Además, si el Estado germano se empeña por valor de esa formidable cantidad, ¿qué será de los compromisos asumidos por Alemania para mejorar la situación del resto de Europa y, en particular de los fondos de recuperación Next Generation, de los que España espera recibir 140.000 millones europeos, el 90% de los cuales está aún pendiente? ¿No llegará un momento en que los financiadores últimos de esos fondos, con Alemania a la cabeza, tengan dificultades para completar esa partida porque el dinero se les ha ido en otros capítulos como el del “escudo”?
Son preguntas que dentro de poco pueden ser acuciantes. Pero lo más grave es el tono general de los acontecimientos y particularmente el hecho de que el fantasma de la insolidaridad empiece a agitarse en el horizonte europeo. El relativo fracaso de la iniciativa para la construcción de otro escudo, esta vez antimisiles, en el nordeste europeo, a la que Francia, Italia y España, entre otros, han decidido no sumarse, puede ser otro indicio del enrarecimiento del ambiente europeo.
Y todo eso, y algunas cosas más, ocurre cuando la gran escena política continental empieza a cuestionarse alguna de las bases sobre las que está montada la posición europea frente a la guerra de Ucrania. Ningún gobierno, ni en público ni en privado, cuestiona que hay que ayudar a Kiev a hacer frente a la agresión rusa, ni tampoco en criticar duramente las decisiones de Vladímir Putin. Pero sí se empieza a dudar sobre cómo se han hecho algunas cosas en este contexto, aunque este tipo de reflexiones no suelen trascender a la escena pública.
Pero unos cuantos países europeos no están cómodos con el protagonismo casi absoluto que los Estados Unidos tienen en el apoyo militar a Ucrania. Que va mucho más allá del suministro ingente de armas, pues las tareas de inteligencia en las ofensivas contra las tropas rusas están en manos prácticamente en exclusiva de los especialistas norteamericanos y los éxitos parciales que las tropas ucranianas han cosechado últimamente se pueden atribuir a ellos.

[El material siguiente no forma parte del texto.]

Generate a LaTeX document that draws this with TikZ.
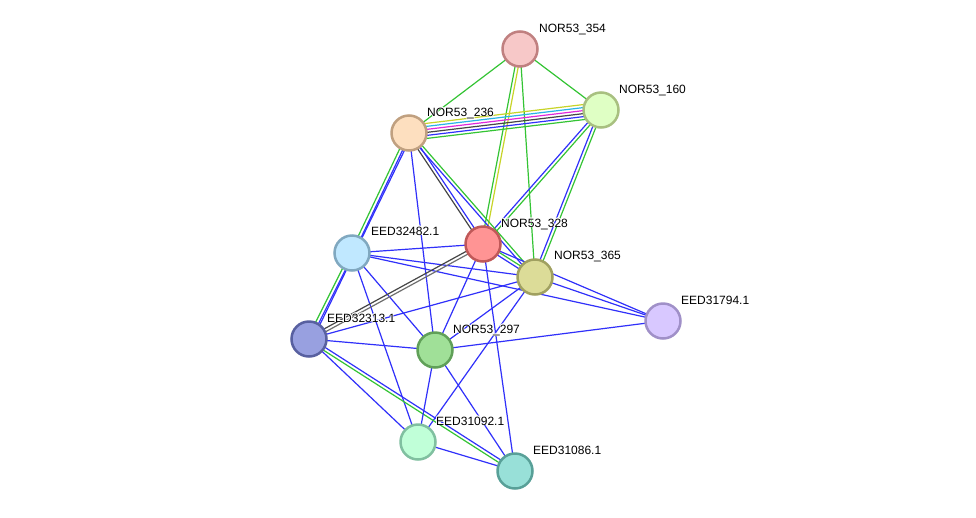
\documentclass[tikz,border=0pt]{standalone}
\usepackage{fontspec}
\setmainfont{Liberation Sans}
\usetikzlibrary{calc,backgrounds}
\pgfdeclarelayer{edgelayer}
\pgfsetlayers{background,edgelayer,main}
\definecolor{eblue}{RGB}{48,48,250}
\definecolor{egreen}{RGB}{52,196,52}
\definecolor{eyellow}{RGB}{200,212,40}
\definecolor{ecyan}{RGB}{40,180,230}
\definecolor{emag}{RGB}{224,40,220}
\definecolor{eblack}{RGB}{70,70,70}
\definecolor{egray}{RGB}{110,110,110}
\newcommand\lnk[4]{\draw[lk,#4] ($(#1)!#3!90:(#2)$) -- ($(#2)!#3!-90:(#1)$);}
\newcommand\halotext[1]{\leavevmode\rlap{\color{white}\hspace{0.8pt}#1}\rlap{\color{white}\hspace{-0.8pt}#1}\rlap{\color{white}\raisebox{0.8pt}{#1}}\rlap{\color{white}\raisebox{-0.8pt}{#1}}\rlap{\color{white}\hspace{0.6pt}\raisebox{0.6pt}{#1}}\rlap{\color{white}\hspace{-0.6pt}\raisebox{-0.6pt}{#1}}\rlap{\color{white}\hspace{0.6pt}\raisebox{-0.6pt}{#1}}\rlap{\color{white}\hspace{-0.6pt}\raisebox{0.6pt}{#1}}#1}
\tikzset{
  prot/.style={circle, minimum size=35pt, inner sep=0pt, line width=2.5pt},
  lk/.style={line width=1.2pt},
  lbl/.style={anchor=base west, inner sep=0pt, font=\fontsize{12}{14}\selectfont, text=black},
}
\begin{document}
\begin{tikzpicture}[x=1pt,y=-1pt]
\begin{pgfonlayer}{background}
\fill[white] (0,0) rectangle (976,517);
\end{pgfonlayer}
\useasboundingbox (0,0) rectangle (976,517);
% proteins
\node[prot, fill={rgb,255:red,247;green,200;blue,200}, draw={rgb,255:red,192;green,128;blue,128}] (n354) at (520,49) {};
\node[prot, fill={rgb,255:red,223;green,255;blue,196}, draw={rgb,255:red,168;green,192;blue,128}] (n160) at (601,110) {};
\node[prot, fill={rgb,255:red,253;green,223;blue,191}, draw={rgb,255:red,192;green,160;blue,128}] (n236) at (409,133) {};
\node[prot, fill={rgb,255:red,255;green,148;blue,148}, draw={rgb,255:red,192;green,88;blue,88}] (n328) at (483,244) {};
\node[prot, fill={rgb,255:red,192;green,232;blue,255}, draw={rgb,255:red,128;green,168;blue,192}] (e32482) at (352,253) {};
\node[prot, fill={rgb,255:red,220;green,220;blue,152}, draw={rgb,255:red,160;green,160;blue,96}] (n365) at (535,277) {};
\node[prot, fill={rgb,255:red,216;green,200;blue,255}, draw={rgb,255:red,160;green,144;blue,200}] (e31794) at (663,321) {};
\node[prot, fill={rgb,255:red,152;green,160;blue,224}, draw={rgb,255:red,88;green,96;blue,160}] (e32313) at (309,339) {};
\node[prot, fill={rgb,255:red,160;green,224;blue,152}, draw={rgb,255:red,96;green,160;blue,88}] (n297) at (435,350) {};
\node[prot, fill={rgb,255:red,192;green,255;blue,216}, draw={rgb,255:red,128;green,192;blue,160}] (e31092) at (418,442) {};
\node[prot, fill={rgb,255:red,152;green,224;blue,216}, draw={rgb,255:red,88;green,160;blue,152}] (e31086) at (515,471) {};
% labels
\node[lbl] (l354) at (539,32) {\halotext{NOR53\_354}};
\node[lbl] (l160) at (619,93) {\halotext{NOR53\_160}};
\node[lbl] (l236) at (427,116) {\halotext{NOR53\_236}};
\node[lbl] (l328) at (501,227) {\halotext{NOR53\_328}};
\node[lbl] (l32482) at (371,235) {\halotext{EED32482.1}};
\node[lbl] (l365) at (554,259) {\halotext{NOR53\_365}};
\node[lbl] (l31794) at (681,304) {\halotext{EED31794.1}};
\node[lbl] (l32313) at (327,322) {\halotext{EED32313.1}};
\node[lbl] (l297) at (453,333) {\halotext{NOR53\_297}};
\node[lbl] (l31092) at (436,425) {\halotext{EED31092.1}};
\node[lbl] (l31086) at (533,454) {\halotext{EED31086.1}};
\begin{pgfonlayer}{edgelayer}
% top
\lnk{n354}{n236}{0pt}{egreen}
\lnk{n354}{n160}{0pt}{egreen}
\lnk{n354}{n328}{-1.6pt}{egreen}
\lnk{n354}{n328}{1.6pt}{eyellow}
\lnk{n354}{n365}{0pt}{egreen}
% 236-160 bundle
\lnk{n236}{n160}{7.5pt}{eyellow}
\lnk{n236}{n160}{4.5pt}{ecyan}
\lnk{n236}{n160}{1.5pt}{emag}
\lnk{n236}{n160}{-1.5pt}{eblack}
\lnk{n236}{n160}{-4.5pt}{eblue}
\lnk{n236}{n160}{-7.5pt}{egreen}
% 160
\lnk{n160}{n328}{-1.6pt}{eblue}
\lnk{n160}{n328}{1.6pt}{egreen}
\lnk{n160}{n365}{-1.6pt}{eblue}
\lnk{n160}{n365}{1.6pt}{egreen}
% 236
\lnk{n236}{e32482}{1.6pt}{eblue}
\lnk{n236}{e32482}{-1.6pt}{egreen}
\lnk{n236}{e32313}{3.5pt}{eblue}
\lnk{e32482}{e32313}{1.6pt}{eblue}
\lnk{e32482}{e32313}{-1.6pt}{egreen}
\lnk{n236}{n297}{0pt}{eblue}
\lnk{n236}{n328}{-1.6pt}{eblack}
\lnk{n236}{n328}{1.6pt}{eblue}
\lnk{n236}{n365}{-1.6pt}{eblue}
\lnk{n236}{n365}{1.6pt}{egreen}
\lnk{n328}{n365}{-1.6pt}{eblue}
\lnk{n328}{n365}{1.6pt}{egreen}
% EED32482
\lnk{e32482}{n328}{0pt}{eblue}
\lnk{e32482}{n365}{0pt}{eblue}
\lnk{e32482}{e31794}{0pt}{eblue}
\lnk{e32482}{n297}{0pt}{eblue}
\lnk{e32482}{e31092}{0pt}{eblue}
% NOR53_328
\lnk{n328}{e32313}{-1.6pt}{eblack}
\lnk{n328}{e32313}{1.6pt}{egray}
\lnk{n328}{n297}{0pt}{eblue}
\lnk{n328}{e31794}{0pt}{eblue}
\lnk{n328}{e31086}{0pt}{eblue}
% NOR53_365
\lnk{n365}{e32313}{0pt}{eblue}
\lnk{n365}{n297}{0pt}{eblue}
\lnk{n365}{e31794}{0pt}{eblue}
\lnk{n365}{e31092}{0pt}{eblue}
% EED32313
\lnk{e32313}{n297}{0pt}{eblue}
\lnk{e32313}{e31092}{0pt}{eblue}
\lnk{e32313}{e31086}{1.6pt}{eblue}
\lnk{e32313}{e31086}{-1.6pt}{egreen}
% NOR53_297
\lnk{n297}{e31794}{0pt}{eblue}
\lnk{n297}{e31092}{0pt}{eblue}
\lnk{n297}{e31086}{0pt}{eblue}
\lnk{e31092}{e31086}{0pt}{eblue}
\end{pgfonlayer}
\end{tikzpicture}
\end{document}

Esa dinámica inquieta a algunos dirigentes y aunque las discusiones no han salido de los despachos, no pocos creen que Europa está a punto de perder toda la autonomía en materia de política internacional de la que disponía hasta ahora. No es eso lo peor, sino que cualquier debate sobre la posibilidad de encontrar una salida negociada al conflicto, de buscar la vía por la que sería posible un entendimiento con Moscú, por muy parcial que fuera, está cegada por el protagonismo norteamericano en el enfrentamiento con Putin.
Esa situación puede ser provisional. Si John Biden pierde las elecciones legislativas del mes que viene, tal y como pronostican muchos sondeos, la posición norteamericana puede modificarse, al tiempo que está claro que la dureza de Washington en Ucrania tiene una lectura en clave política interior norteamericana: Biden quiere borrar la imagen de debilidad y de desconcierto que sus tropas dieron en la retirada de Afganistán.
Pero si algo cambia en la actitud norteamericana hacia Ucrania, podrían entonces cobrar fuerza las voces que en Europa piden que se mire con mejores ojos a Putin. Y no son despreciables. Porque en torno a ese discurso se juntan buena parte de los partidos de ultraderecha, uno de los cuales, el de la señora Meloni, se ha hecho con el gobierno de Italia. Otro frente inquietante que acecha al equilibrio europeo.